Our previous review article extensively describes the use of these tools for splicing mutation analysis by many other research groups, besides ourselves (Caminsky N, 2014).

Dec. 7, 2017. Rogan PK, Mucaki EJ. Comment on PMID 29185120: Characterization of a novel germline BRCA1 splice variant, c.5332+4delA. In: PubMed Commons [Internet]. Bethesda (MD): National Library of Medicine; 2017 Nov 28 [cited 2017 Dec 7].

Peter Rogan2017 Dec 07 5:24 p.m.

We have analyzed this mutation with the Automated Splice Site and Exon Definition Analysis server (ASSEDA). The 1 nt deletion in the splice donor of exon 20 reduces the strength of this site from 11.5 -> 4.1 bits. (100/[27.4 bits] = 0.6% binding affinity)

The information theory-based approach used in ASSEDA predicts isoform abundance and computes the fold changes in binding affinity from mutations (Mucaki EJ, 2013), which corresponds to the degree of exon skipping in this case. The reduction in splice site strength is much greater than the estimates given by the ad hoc methods used in the paper. LOH was not complete; some of the observed expression may have been derived from the contaminating normal allele. In fact, had the loss of function in splice site recognition only been 25-40% according to the paper, it could have been classified as a variant of unknown significance, or possibly as benign (as we suggested in Mucaki EJ, 2011).

Dec 12, 2017. Comment on PubMed PMID 23169495: Analysis of the effects of rare variants on splicing identifies alterations in GABAA receptor genes in autism spectrum disorder individuals.

Rogan PK, Mucaki EJ. Comment on PMID 23169495: Analysis of the effects of rare variants on splicing identifies alterations in GABAA receptor genes in autism spectrum disorder individuals. In: PubMed Commons [Internet]. Bethesda (MD): National Library of Medicine; 2012 Nov 21 [cited 2017 Dec 12].

Peter Rogan2017 Dec 12 09:53 a.m

Regarding GABRQ:c.306G>C: Whereas none of the splicing analysis programs tested predict outcomes shown in the mini-gene construct shown in Figure 2A, information theory-based exon definition analyses using ASSEDA (Mucaki EJ, 2013) was completely concordant.

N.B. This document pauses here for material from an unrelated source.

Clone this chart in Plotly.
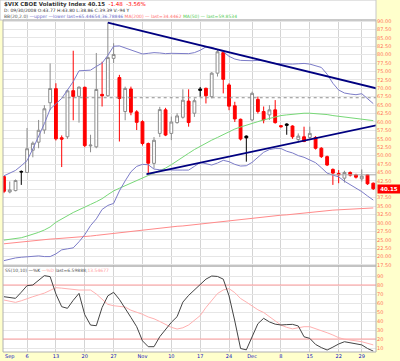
import plotly.graph_objects as go
import pandas as pd

# ---------------- data ----------------
holidays = ["2008-11-27", "2008-12-25"]
dates = [d for d in pd.bdate_range("2008-09-30", "2008-12-31").strftime("%Y-%m-%d") if d not in holidays]

prev_close = 46.72
opens = [43.77, 39.2, 39.6, 45.3, 45.0, 51.6, 54.0, 57.6, 65.7, 69.9,
         55.3, 55.6, 69.3, 67.6, 70.3, 52.9, 52.6, 68.2, 67.8, 78.9,
         73.2, 63.1, 69.8, 63.0, 60.1, 53.6, 47.7, 56.6, 63.6, 56.6,
         59.8, 61.4, 66.2, 62.6, 69.8, 70.0, 67.5, 74.5, 80.6, 71.0,
         64.8, 60.8, 55.8, 60.6, 66.7, 63.1, 62.1, 63.6, 58.9, 59.4,
         58.8, 54.8, 55.6, 55.4, 55.4, 52.2, 49.7, 45.9, 44.7, 43.3,
         45.0, 44.3, 43.1, 44.3, 41.8]
highs = [43.80, 42.3, 42.9, 45.6, 58.2, 54.2, 60.6, 65.0, 77.4, 71.5,
         56.0, 69.6, 81.17, 70.6, 70.5, 56.2, 80.5, 77.9, 89.53, 83.4,
         74.0, 70.5, 70.5, 63.5, 60.5, 53.9, 55.5, 64.5, 64.2, 61.6,
         62.6, 69.7, 69.7, 67.0, 70.4, 70.2, 74.8, 81.6, 81.0, 71.5,
         66.0, 61.0, 56.0, 69.0, 67.5, 64.6, 65.0, 66.5, 59.0, 59.6,
         59.0, 56.6, 58.6, 58.6, 55.8, 52.5, 50.0, 46.2, 45.7, 45.5,
         45.3, 44.6, 45.9, 44.5, 42.0]
lows = [38.86, 38.8, 39.4, 41.3, 44.9, 49.5, 52.2, 56.5, 63.5, 54.5,
        46.6, 55.0, 60.5, 59.8, 52.5, 51.0, 52.2, 64.6, 67.5, 77.5,
        54.2, 60.5, 62.0, 57.6, 53.0, 44.4, 46.2, 55.5, 55.8, 54.6,
        59.5, 61.0, 58.6, 61.5, 67.5, 65.5, 67.0, 73.5, 68.5, 63.5,
        60.0, 54.5, 48.2, 60.2, 62.5, 59.6, 60.6, 59.5, 58.3, 56.2,
        55.0, 53.9, 54.0, 54.6, 51.8, 49.3, 46.9, 41.3, 41.8, 42.0,
        43.8, 43.2, 42.3, 41.3, 39.8]
closes = [39.39, 39.8, 42.6, 45.14, 52.05, 53.68, 57.53, 63.92, 69.95, 54.99,
          54.9, 69.25, 67.61, 70.33, 52.97, 53.11, 69.65, 67.80, 79.13, 80.06,
          66.96, 69.96, 62.90, 59.89, 53.6, 47.73, 54.56, 63.68, 56.10, 59.98,
          61.8, 66.46, 59.83, 66.31, 69.4, 67.8, 74.5, 80.86, 72.67, 64.70,
          60.90, 54.92, 55.28, 68.51, 63.1, 60.6, 63.6, 59.8, 58.6, 59.0,
          55.6, 55.8, 54.2, 56.6, 52.2, 49.7, 47.2, 44.8, 44.3, 45.0,
          44.2, 43.6, 43.9, 41.63, 40.15]

bb_upper = [44.0, 44.8, 45.6, 47.0, 48.5, 52.0, 55.5, 59.5, 63.8, 65.5,
            67.0, 69.5, 72.0, 75.2, 75.4, 75.4, 76.5, 77.5, 79.8, 82.5,
            82.6, 82.0, 81.2, 80.6, 80.2, 80.4, 80.6, 80.5, 80.3, 80.4,
            80.3, 80.2, 80.3, 80.6, 81.3, 82.3, 82.2, 81.5, 80.9, 79.5,
            78.7, 78.3, 78.2, 78.2, 78.3, 78.2, 77.8, 77.4, 77.3, 77.2,
            77.2, 77.3, 77.4, 77.2, 76.8, 76.2, 74.2, 71.5, 69.5, 68.6,
            68.3, 68.1, 68.4, 66.9, 65.45]
bb_lower = [18.8, 19.3, 19.6, 19.8, 20.0, 20.2, 20.2, 20.0, 20.0, 20.8,
            22.0, 22.3, 22.6, 24.4, 26.5, 29.2, 31.2, 34.0, 35.2, 35.8,
            39.5, 42.5, 45.2, 46.8, 47.4, 47.3, 46.0, 45.8, 45.7, 45.7,
            45.7, 45.7, 45.7, 46.8, 48.0, 47.6, 47.2, 47.8, 48.6, 48.2,
            47.4, 46.9, 47.0, 48.0, 49.5, 51.0, 51.8, 52.1, 52.1, 51.3,
            50.8, 50.0, 49.5, 48.8, 47.9, 46.4, 44.8, 44.2, 43.7, 42.4,
            41.4, 40.3, 39.3, 38.0, 36.79]
ma50 = [24.9, 25.1, 25.3, 25.6, 26.1, 26.6, 27.2, 27.9, 28.8, 30.2,
        31.2, 32.2, 33.1, 33.9, 34.6, 35.5, 36.3, 37.2, 38.4, 39.5,
        40.3, 41.1, 41.8, 42.6, 43.4, 44.1, 44.8, 45.5, 46.3, 47.3,
        48.5, 49.6, 50.7, 51.8, 52.8, 53.7, 54.6, 55.4, 56.3, 57.2,
        57.9, 58.5, 59.1, 59.6, 60.1, 60.6, 61.1, 61.5, 61.9, 62.1,
        62.3, 62.5, 62.6, 62.6, 62.5, 62.4, 62.2, 61.9, 61.7, 61.4,
        61.2, 61.0, 60.8, 60.6, 60.4]
ma200 = [23.8, 24.0, 24.2, 24.4, 24.6, 24.8, 25.0, 25.1, 25.2, 25.3,
         25.4, 25.5, 25.7, 25.8, 26.0, 26.1, 26.3, 26.5, 26.7, 26.9,
         27.1, 27.3, 27.5, 27.7, 27.9, 28.0, 28.2, 28.4, 28.6, 28.8,
         29.0, 29.1, 29.3, 29.5, 29.7, 29.8, 30.0, 30.2, 30.4, 30.6,
         30.8, 31.0, 31.2, 31.4, 31.6, 31.7, 31.9, 32.1, 32.3, 32.4,
         32.6, 32.8, 32.9, 33.1, 33.3, 33.4, 33.6, 33.8, 33.9, 34.0,
         34.1, 34.2, 34.3, 34.4, 34.45]
stoch_k = [67.0, 66.5, 65.2, 72.0, 79.3, 80.0, 85.5, 90.4, 89.3, 70.0,
           55.9, 54.1, 63.0, 70.7, 47.0, 35.5, 34.8, 55.0, 68.0, 71.9,
           64.0, 54.5, 44.0, 33.7, 18.0, 11.5, 11.5, 22.6, 30.5, 38.5,
           44.8, 61.0, 68.5, 74.5, 80.0, 86.5, 90.0, 89.5, 86.5, 68.0,
           40.0, 9.5, 8.0, 23.0, 37.0, 43.0, 39.0, 36.5, 35.6, 36.0,
           36.3, 34.5, 22.5, 20.7, 14.0, 10.5, 7.8, 11.0, 14.5, 17.0,
           16.0, 15.0, 13.5, 9.5, 6.6]
stoch_d = [63.3, 62.0, 60.7, 62.5, 65.0, 67.0, 69.0, 71.0, 74.0, 77.0,
           76.5, 75.6, 75.0, 74.4, 74.4, 74.4, 70.0, 64.0, 58.5, 57.0,
           56.0, 55.5, 52.0, 50.0, 47.5, 44.5, 42.5, 39.5, 36.0, 33.0,
           31.1, 32.5, 35.6, 40.5, 46.0, 55.0, 63.0, 70.5, 74.5, 76.0,
           71.5, 65.0, 61.0, 57.0, 52.5, 49.5, 45.0, 40.0, 35.5, 33.0,
           31.3, 32.5, 33.7, 33.7, 31.5, 30.0, 27.0, 24.5, 21.5, 19.8,
           18.5, 18.0, 17.0, 15.5, 13.5]

# trend lines (bar index, value) and horizontal levels
upper_trend = ([18, 64.5], [89.53, 70.0])
lower_trend = ([24.7, 64.5], [44.5, 59.0])
resistance = (10, 67.2)
support = (24.7, 44.3)

tick_dates = ["2008-09-30", "2008-10-06", "2008-10-13", "2008-10-20", "2008-10-27",
              "2008-11-03", "2008-11-10", "2008-11-17", "2008-11-24", "2008-12-01",
              "2008-12-08", "2008-12-15", "2008-12-22", "2008-12-29"]
tick_text = ["Sep", "6", "13", "20", "27", "Nov", "10", "17", "24", "Dec", "8", "15", "22", "29"]
price_ticks = [17.5 + 2.5 * k for k in range(30)]
stoch_ticks = [10, 20, 30, 40, 50, 60, 70, 80, 90]

title_txt = "$VIX CBOE Volatility Index 40.15"
chg_txt = "-1.48  -3.56%"
ohlc_txt = "D: 09/30/2008 O:43.77 H:43.80 L:38.86 C:39.39 V:-94 Y"

# ---------------- figure ----------------
N = len(dates)
x = list(range(N))
pc = [prev_close] + closes[:-1]
black_idx = [i for i in x if closes[i] >= pc[i]]
red_idx = [i for i in x if closes[i] < pc[i]]
XR = [-0.17, 64.47]
FONT = "DejaVu Sans"
last = closes[-1]

fig = go.Figure()

def add_lines(xs, ys, color, width=1, dash="solid", yaxis="y"):
    fig.add_trace(go.Scatter(x=xs, y=ys, mode="lines", yaxis=yaxis,
                             line=dict(color=color, width=width, dash=dash),
                             hoverinfo="skip", showlegend=False))

add_lines(x, ma200, "#FF8A8A")
add_lines(x, ma50, "#77D877")
add_lines(x, bb_upper, "#7C7CC8")
add_lines(x, bb_lower, "#7C7CC8")
add_lines([resistance[0], XR[1]], [resistance[1]] * 2, "#909090", 1, "dot")
add_lines([support[0], XR[1]], [support[1]] * 2, "#A8A8A8", 1)

def candles(idx, up_line, up_fill, dn_line, dn_fill):
    fig.add_trace(go.Candlestick(
        x=idx, open=[opens[i] for i in idx], high=[highs[i] for i in idx],
        low=[lows[i] for i in idx], close=[closes[i] for i in idx],
        increasing=dict(line=dict(color=up_line, width=1), fillcolor=up_fill),
        decreasing=dict(line=dict(color=dn_line, width=1), fillcolor=dn_fill),
        whiskerwidth=0, showlegend=False, hoverinfo="skip"))

candles(black_idx, "#8C8C8C", "#FFFFFF", "#000000", "#000000")
candles(red_idx, "#FF0000", "#FFFFFF", "#FF0000", "#FF0000")

add_lines(*upper_trend, "#000080", 1.8)
add_lines(*lower_trend, "#000080", 1.8)

# stochastics panel
add_lines([XR[0], XR[1]], [80, 80], "#FF9C9C", 1, yaxis="y2")
add_lines([XR[0], XR[1]], [20, 20], "#FF9C9C", 1, yaxis="y2")
add_lines(x, stoch_d, "#FFB0B0", 1, yaxis="y2")
add_lines(x, stoch_k, "#444444", 1, yaxis="y2")

LOW_TOP = 86 / 332
tickvals = [dates.index(d) for d in tick_dates]
xtext = [""] + tick_text[1:]
ytext = ["" if abs(v - last) < 1.5 else f"{v:.2f}" for v in price_ticks]

fig.update_layout(
    width=400, height=361,
    margin=dict(l=3, r=24, t=20, b=9),
    paper_bgcolor="#FFFFCC", plot_bgcolor="#FFFFFF",
    font=dict(family=FONT, size=5, color="#333333"),
    boxmode="overlay",
    xaxis=dict(range=XR, anchor="y2", tickmode="array", tickvals=tickvals, ticktext=xtext,
               showgrid=True, gridcolor="#D4D4D4", gridwidth=1, zeroline=False,
               tickfont=dict(size=5, color="#1010C0"), ticks="", ticklen=0,
               rangeslider=dict(visible=False), fixedrange=True),
    yaxis=dict(domain=[LOW_TOP, 1], range=[17.2, 90.3], side="right",
               tickmode="array", tickvals=price_ticks, ticktext=ytext,
               showgrid=True, gridcolor="#E6E6E6", zeroline=False,
               tickfont=dict(size=5, color="#FF6E5A"), ticks="", anchor="x"),
    yaxis2=dict(domain=[0, LOW_TOP], range=[5.6, 101.1], side="right",
                tickmode="array", tickvals=stoch_ticks,
                showgrid=True, gridcolor="#E6E6E6", zeroline=False,
                tickfont=dict(size=5, color="#FF6E5A"), ticks="", anchor="x"),
)

# header box and panel borders
fig.add_shape(type="rect", xref="paper", yref="paper", x0=-3/373, x1=1, y0=1, y1=1 + 20/332,
              fillcolor="#FFFFFF", line=dict(color="#C8C8C8", width=1), layer="below")
for y0, y1 in [(LOW_TOP, 1), (0, LOW_TOP)]:
    fig.add_shape(type="rect", xref="paper", yref="paper", x0=0, x1=1, y0=y0, y1=y1,
                  line=dict(color="#B0B0B0", width=1), fillcolor="rgba(0,0,0,0)")

def note(text, xp, yp, size=5, **kw):
    fig.add_annotation(text=text, xref="paper", yref="paper", x=xp, y=yp, showarrow=False,
                       xanchor="left", yanchor="middle", font=dict(family=FONT, size=size), **kw)

ppx = 1 / 373
ppy = 1 / 332
note(f"<b>{title_txt}</b>  <span style='color:#FF0000'>{chg_txt}</span>", -1 * ppx, 1 + 15.5 * ppy, 5.5)
note(ohlc_txt, -1 * ppx, 1 + 9.5 * ppy, 4.5)
note("<span style='color:#555555'>BB(20,2.0)</span> <span style='color:#6A6AC8'>—upper —lower last=65.44654;36.78846</span> "
     "<span style='color:#FF7070'>MA(200) — last=34.4462</span> <span style='color:#55CC55'>MA(50) — last=59.8534</span>",
     -1 * ppx, 1 + 3.5 * ppy, 4.5)
note("<span style='color:#555555'>SS(10,10)</span> <span style='color:#333333'>—%K</span> "
     "<span style='color:#FF9C9C'>—%D</span> <span style='color:#555555'>last=6.59888;</span>"
     "<span style='color:#FF9C9C'>13.54677</span>", 0, LOW_TOP - 4 * ppy, 4.5)
# first x label, kept inside the left edge
fig.add_annotation(text=tick_text[0], xref="paper", yref="paper", x=0, y=-4.5 * ppy, showarrow=False,
                   xanchor="left", yanchor="middle", font=dict(family=FONT, size=5, color="#1010C0"))

fig.add_annotation(text=f"<b>{last:.2f}</b>", xref="paper", yref="y", x=1 + 1 * ppx, y=last,
                   showarrow=False, xanchor="left", yanchor="middle", bgcolor="#FF0000",
                   font=dict(family=FONT, size=5.5, color="#FFFFFF"), borderpad=1, width=20)

fig.write_html("out.html")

A novel band 116nt longer than the product expected from the wild type exon is observed. The mutation reduces the strength of the natural donor splice site of exon 3 from 9.5 -> 4.5 bits (32 fold). The pre-existing intronic cryptic site 116 nt downstream (8.6 bits) is 17 fold stronger than the mutated splice site. ASSEDA indicates that the total exon information (Ri,total) of wildtype exon is reduced (19.8 -> 14.8 bits) and the corresponding strength of the gap-surprisal adjusted cryptic exon significantly exceeds this (17.7 bits). The wildtype exon is predicted to be ~5-6 fold more abundant than the cryptic exon BEFORE mutation, and the cryptic exon is predicted to be ~8 fold more abundant AFTER mutation.